Ensure voting rights for migrant labour
As Indians gear up for elections in April, approximately 60 million men and women, crisscrossing the country as migrant workers, will be unable to cast their vote because their voting rights are restricted to their villages, where they have to be present to be able to vote. Given their need to earn, migrant workers are not always able to return to their homes during election time to cast their votes. In 2015, the Election Commission of India recommended the use of electronic ballots to enable non-resident Indians (NRIs) to vote on the day of the election, thereby dispensing with the need for them to be physically present. Thus, not only has the franchise been extended to the diaspora communities, but provisions for their casting their vote electronically have also been specified. Tragically, despite their being indispensable to India’s economic growth, internal migrants continue to be excluded from these rights.
This problem has been reported for general elections as well as the Assembly elections in states such as Uttar Pradesh (UP) and Bihar. A study I conducted in rural Bihar during 2016 found that almost half of the 6,000-odd respondents reported being unable to return home to cast their vote during the Lok Sabha elections of 2014.
An earlier study conducted by the NGO Ajeevika and their partners (Ajeevika Bureau, 2012) revealed that over 60% of migrant workers were unable to cast their vote in at least one election held during their adult life for the simple reason that they were away from home.
Their electoral exclusion exacerbates the social exclusion of India’s migrant workers. Researchers concur that vulnerability and insecurity mark their lives during their stay in the host destinations. For instance, a study conducted by Professor Ravi Srivastava of Delhi’s Jawaharlal Nehru University (JNU) shows as many as 94% of such migrants have no formal labour contracts, indicating the precarious nature of their lives. The majority of migrant workers live in fenced-in and guarded worksites, with conditions similar to those of labour camps. Many of them live under tarpaulin roofs with poor amenities. They work through day and by night, with little by way of overtime payments.
Let us take the example of Dinesh Rai, whose family cultivates a tiny plot of land in Bihar’s Sitamarhi district, while he ferries passengers on a cycle rickshaw in Delhi. He has been working in Delhi since 2004, beginning as a construction worker, before taking up a job as a headloader, and finally driving cycle rickshaw he rents from an agency.
Rai travels between Bihar and Delhi twice each year, since his family live in the village. In his interview for our project, Rai compared his circumstances in Delhi with that in Bihar. He praised the subsidised foodgrains provisioned to low-income households under the Public Distribution System as saving the lives of millions in villages such as his.
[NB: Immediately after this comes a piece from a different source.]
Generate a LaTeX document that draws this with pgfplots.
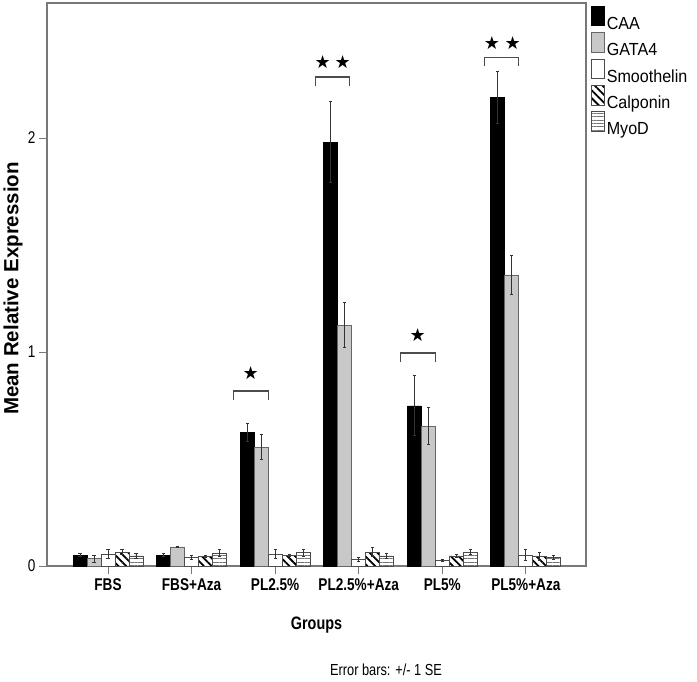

Consequently, he laments the absence of such provisions for individuals such as himself while they are on the move in search of dignified employment. Because the BPL card is issued to his household and is valid only during their stay in their village, Rai has no option but to rely on the market to purchase food supplies while he is in Delhi. Clearly, migrant workers’ inability to vote either in their villages of origin or the towns of their destination place them in a peculiarly vulnerable position.
The state in India is not unaware of the social exclusion to which the country’s internal migrants are subjected (Report of the Working Group on Migration — RWGM — 2017). Indeed, the RWGM, commissioned by the Indian government, recognises these exclusions as well and makes recommendations for the social inclusion of migrant workers. While comprehensive and well-intentioned, these recommendations refrain from addressing the electoral exclusion that underpin the social exclusion to which migrants are subjected.
Indians today are more mobile than ever before in our history. Our ideas about citizenship must follow. After all, migrant workers do not only construct buildings, fire bricks, sweep floors, clean trucks, sew clothes and deliver goods. Their movement across the country makes the idea of India a concrete reality for the majority of her poor and impoverished populations. They build India from below. Politicians, the legislatures and institutions such as the Election Commission of India need to take cognisance of their electoral exclusion and ensure that migrant workers can exercise their franchise as citizens, irrespective of their physical location on election day. Their electoral exclusion ill behoves the world’s largest democracy.